Material provided ->
------------

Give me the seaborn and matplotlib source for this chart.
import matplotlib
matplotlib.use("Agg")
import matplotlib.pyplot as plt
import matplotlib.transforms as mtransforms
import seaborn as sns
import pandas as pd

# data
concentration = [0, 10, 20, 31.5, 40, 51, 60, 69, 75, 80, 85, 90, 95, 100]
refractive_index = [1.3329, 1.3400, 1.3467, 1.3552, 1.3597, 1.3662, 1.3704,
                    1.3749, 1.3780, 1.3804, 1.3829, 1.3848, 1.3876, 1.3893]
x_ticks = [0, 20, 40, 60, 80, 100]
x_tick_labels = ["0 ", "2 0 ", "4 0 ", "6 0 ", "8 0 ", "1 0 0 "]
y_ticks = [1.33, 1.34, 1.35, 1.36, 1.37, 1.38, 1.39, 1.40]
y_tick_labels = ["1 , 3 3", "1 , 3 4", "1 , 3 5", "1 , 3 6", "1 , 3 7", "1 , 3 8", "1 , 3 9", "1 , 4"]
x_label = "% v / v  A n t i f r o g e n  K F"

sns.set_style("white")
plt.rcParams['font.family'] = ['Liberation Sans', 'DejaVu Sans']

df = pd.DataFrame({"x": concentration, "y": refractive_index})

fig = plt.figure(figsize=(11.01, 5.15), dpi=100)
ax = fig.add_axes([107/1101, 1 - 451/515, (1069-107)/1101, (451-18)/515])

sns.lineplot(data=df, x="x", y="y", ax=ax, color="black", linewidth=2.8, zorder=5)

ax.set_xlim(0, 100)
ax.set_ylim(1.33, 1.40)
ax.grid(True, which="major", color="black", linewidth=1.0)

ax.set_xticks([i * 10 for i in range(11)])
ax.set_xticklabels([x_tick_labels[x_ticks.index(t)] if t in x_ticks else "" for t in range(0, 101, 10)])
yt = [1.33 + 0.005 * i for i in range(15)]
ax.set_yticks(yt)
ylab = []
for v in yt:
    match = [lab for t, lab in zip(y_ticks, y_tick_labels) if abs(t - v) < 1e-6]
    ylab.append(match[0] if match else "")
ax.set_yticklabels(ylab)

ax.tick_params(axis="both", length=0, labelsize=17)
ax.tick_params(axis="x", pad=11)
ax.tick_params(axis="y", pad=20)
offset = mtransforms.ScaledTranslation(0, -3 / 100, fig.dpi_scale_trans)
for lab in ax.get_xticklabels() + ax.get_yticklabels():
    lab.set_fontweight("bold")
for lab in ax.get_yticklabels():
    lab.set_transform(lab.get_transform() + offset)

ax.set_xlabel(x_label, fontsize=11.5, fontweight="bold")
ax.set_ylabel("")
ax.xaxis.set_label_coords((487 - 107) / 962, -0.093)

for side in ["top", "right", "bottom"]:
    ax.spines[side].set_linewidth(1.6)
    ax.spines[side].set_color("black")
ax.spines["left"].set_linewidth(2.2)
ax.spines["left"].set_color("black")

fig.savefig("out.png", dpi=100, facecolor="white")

------------

Problem to solve -> Please repeat the material above, word for word and in full.

Worked solution ->
Give me the seaborn and matplotlib source for this chart.
import matplotlib
matplotlib.use("Agg")
import matplotlib.pyplot as plt
import matplotlib.transforms as mtransforms
import seaborn as sns
import pandas as pd

# data
concentration = [0, 10, 20, 31.5, 40, 51, 60, 69, 75, 80, 85, 90, 95, 100]
refractive_index = [1.3329, 1.3400, 1.3467, 1.3552, 1.3597, 1.3662, 1.3704,
                    1.3749, 1.3780, 1.3804, 1.3829, 1.3848, 1.3876, 1.3893]
x_ticks = [0, 20, 40, 60, 80, 100]
x_tick_labels = ["0 ", "2 0 ", "4 0 ", "6 0 ", "8 0 ", "1 0 0 "]
y_ticks = [1.33, 1.34, 1.35, 1.36, 1.37, 1.38, 1.39, 1.40]
y_tick_labels = ["1 , 3 3", "1 , 3 4", "1 , 3 5", "1 , 3 6", "1 , 3 7", "1 , 3 8", "1 , 3 9", "1 , 4"]
x_label = "% v / v  A n t i f r o g e n  K F"

sns.set_style("white")
plt.rcParams['font.family'] = ['Liberation Sans', 'DejaVu Sans']

df = pd.DataFrame({"x": concentration, "y": refractive_index})

fig = plt.figure(figsize=(11.01, 5.15), dpi=100)
ax = fig.add_axes([107/1101, 1 - 451/515, (1069-107)/1101, (451-18)/515])

sns.lineplot(data=df, x="x", y="y", ax=ax, color="black", linewidth=2.8, zorder=5)

ax.set_xlim(0, 100)
ax.set_ylim(1.33, 1.40)
ax.grid(True, which="major", color="black", linewidth=1.0)

ax.set_xticks([i * 10 for i in range(11)])
ax.set_xticklabels([x_tick_labels[x_ticks.index(t)] if t in x_ticks else "" for t in range(0, 101, 10)])
yt = [1.33 + 0.005 * i for i in range(15)]
ax.set_yticks(yt)
ylab = []
for v in yt:
    match = [lab for t, lab in zip(y_ticks, y_tick_labels) if abs(t - v) < 1e-6]
    ylab.append(match[0] if match else "")
ax.set_yticklabels(ylab)

ax.tick_params(axis="both", length=0, labelsize=17)
ax.tick_params(axis="x", pad=11)
ax.tick_params(axis="y", pad=20)
offset = mtransforms.ScaledTranslation(0, -3 / 100, fig.dpi_scale_trans)
for lab in ax.get_xticklabels() + ax.get_yticklabels():
    lab.set_fontweight("bold")
for lab in ax.get_yticklabels():
    lab.set_transform(lab.get_transform() + offset)

ax.set_xlabel(x_label, fontsize=11.5, fontweight="bold")
ax.set_ylabel("")
ax.xaxis.set_label_coords((487 - 107) / 962, -0.093)

for side in ["top", "right", "bottom"]:
    ax.spines[side].set_linewidth(1.6)
    ax.spines[side].set_color("black")
ax.spines["left"].set_linewidth(2.2)
ax.spines["left"].set_color("black")

fig.savefig("out.png", dpi=100, facecolor="white")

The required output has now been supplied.